As your real-life customer goes through the marketing, sales and billing cycle, the data that defines the customer in your systems should go through a similar cycle. Perhaps they start as a lead, then move to become a prospect and finally a customer. At some point they may become a former customer and you’re likely to want to be able to understand that transition too.

If this lifecycle isn’t in place, then it’s likely that your staff are struggling to understand who is who in a morass of data. If it is broken, then it is critical item to fix, you need to put in the groundwork to make sure you determine what the lifecycle stages are, and make the necessary changes in the impacted systems to ensure that people can filter data to see what’s important to them. Marketing types, for example, aren’t only interested in leads. Understanding customers is vital too, so they can see where whitespace and cross sell opportunities are. On the other hand, service teams are probably only interested in customers.

If you’ve got a lifecycle and your systems are using it and you’re still getting complaints, then I’d start to look at different types of data. Accounts and contacts diverge slightly here, so we’ll cover accounts first.

Before we get much further, we have to decide what an account is. I like to define an account as an address, it eliminates a significant amount of uncertainty. Ideally this would be a physical address, but sometimes that is a step too far. This is the first point where I often see duplication, perhaps as a result of data being created from different sources, or due to restrictive data visibility.

Then accounts broadly subdivide into three categories, service (or delivery), billing and legal entity. They may be all three, or any combination of the above. Often, this causes duplication where systems can’t accommodate this model.

Where you’re dealing with large businesses, they should also be arranged in a hierarchy that reflects that business or the sales approach you want to take to that business. Again, failing to do this, or creating “dummy” accounts, causes problems.

For contacts it is possible to identify a similar set of considerations. The definition of a contact is a little easier, they should be a person with whom you do business or want to do business. There’s a tricky area around how you handle generic contacts like accounts payable, but you should apply the 80:20 rule to determine whether to expend much brain power on it, or to worry about it later.
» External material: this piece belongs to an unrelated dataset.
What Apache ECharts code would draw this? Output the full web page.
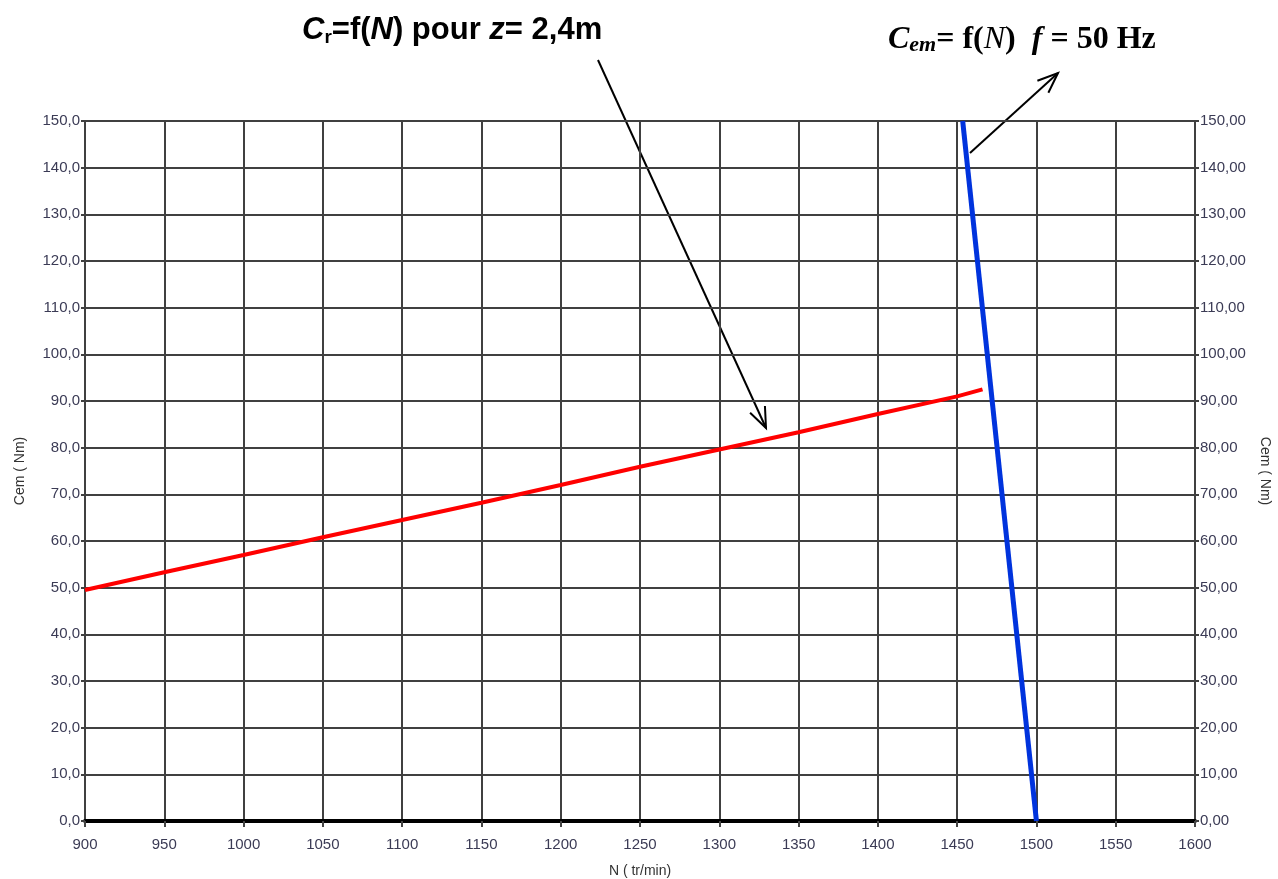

Contacts are again often only relevant to certain areas of the organisation. Finance and order management are likely to be quite protective of their billing contacts, whilst marketing is probably only interested when they need to send a price rise letter or some other communication. Your users should be able to identify the type of contact they’re entering – whether decision maker, influencer, accounts payable or end user.

Once you’ve worked through this exercise, it’ll become a lot clearer where the specific issue lies; perhaps you only have an issue with customer contacts, or billing contacts, and that is blurring the overall quality of data. Equally if you do have an across the board issue, this categorisation allows you to prioritise your efforts.